Erin Kelly read English at Warwick University. She has worked as a freelance journalist for over ten years and has written for the Daily Mail, Psychologies, the Guardian and Cosmopolitan, among others. She lives in North London with her family.
Synopsis: Nothing can break the bond between sisters … When Beatrice gets a frantic call in the middle of Sunday lunch to say that her younger sister, Tess, is missing, she boards the first flight home to London. But as she learns about the circumstances surrounding her sister’s disappearance, she is stunned to discover how little she actually knows of her sister’s life - and unprepared for the terrifying truths she must now face. The police, Beatrice’s fiance and even their mother accept they have lost Tess but Beatrice refuses to give up on her. So she embarks on a dangerous journey to discover the truth, no matter the cost.
Judges’ comments: The disappearance of the heroine’s sister tears her family apart. In the search for the truth more lives are endangered. An exploration of grief and guilt in a well-crafted novel.
Rosamund Lupton has for many years been a script writer for the BBC. She lives in London with her husband - a doctor - and two children.
Or the Bull Kills You
Chatto & Windus
Synopsis: Meet Chief Inspector Max Cámara of the Spanish National Police: a flamenco-loving, dope-smoking detective who thinks in proverbs, worries about his fertility and hates bullfighting. A gripping, hot-blooded, compelling crime novel, launching the first in a brand new detective fiction series set in Valencia.
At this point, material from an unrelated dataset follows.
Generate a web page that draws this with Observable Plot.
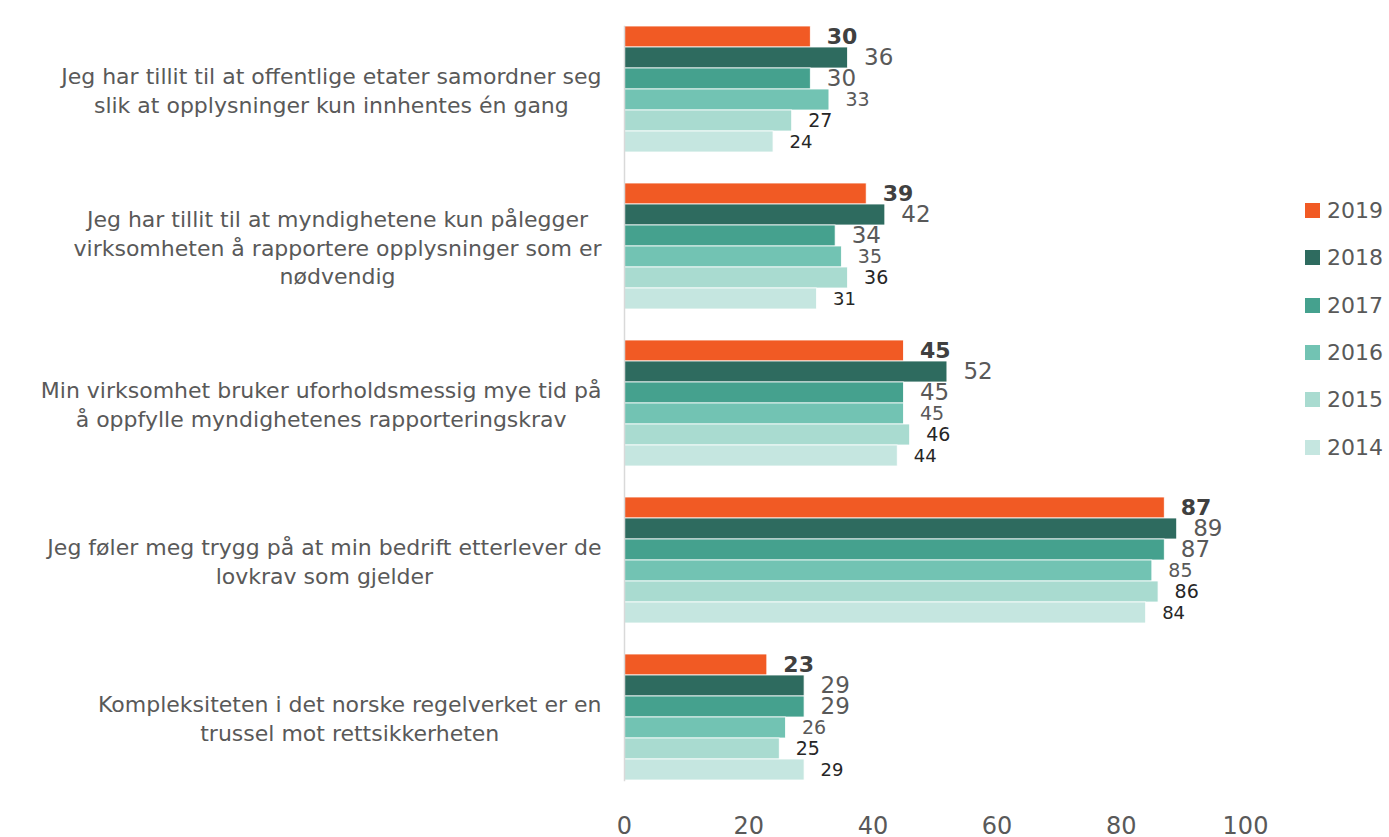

Judges’ comments: In a traditional detective novel set in Spain, Jason Webster introduces Chief Inspector Max Cámara with a plot set around the bullring. Webster had created a complex intertwining of murder, political intrigue and personal beliefs.
Jason Webster is the author of four highly acclaimed non-fiction books on Spanish life including Duende: A Journey in Search of Flamenco, which was Book of the Week on BBC Radio 4, and Sacred Sierra: A year on a Spanish mountain. Valencia has been his home for several years, where he lives with his wife, the flamenco dancer Salud, and their son.